Putting the pseudoephedrine behind pharmacy counters knocked out almost all the little kitchen meth labs. Almost all the meth available on the market today comes from “superlabs” that produce huge batches using pseudoephedrine bought in bulk from illicit sources. Even before the new laws putting pseudoephedrine behind pharmacy counters the DEA was estimating that only about 15% of the meth available on the market was coming from little tiny tweaker labs. The little labs were causing us a lot of problems though, but putting the pseudoephedrine behind pharmacy counters made it such that if some holdouts are still cooking dope, they aren’t cooking anything but tiny batches and they aren’t able to keep cooking off batch after batch like they used to be able to do.
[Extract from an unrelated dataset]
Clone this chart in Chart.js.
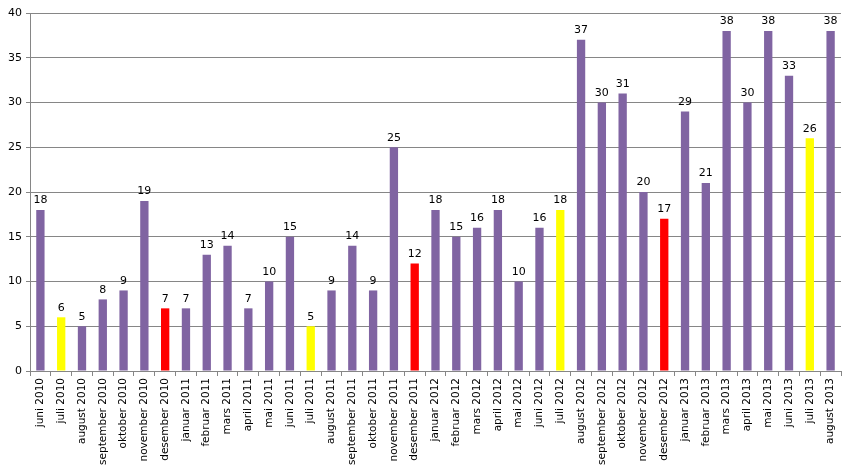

This new law is unnecessary. They’ve hit the point of diminishing returns already. The new law will only cost money and end up causing more problems than it solves. If they want to really do something, they need to start figuring out ways to control the flow of pseudoephedrine from the nine or ten factories around the world that produce all of it. Track shipments from these factories and try to keep organized crime from getting their hands on tons of pseudoephedrine at a time. That would really hurt the organizations that supply almost all the meth in this country and around the world.
This whole thing with elected officials passing "gesture laws" reminds me of a line from the Mel Brooks classic,
Blazing Saddles, when the idiot governor (played by Brooks) says:
"We have to protect our phoney-baloney jobs! Harrumph! Harrumph!"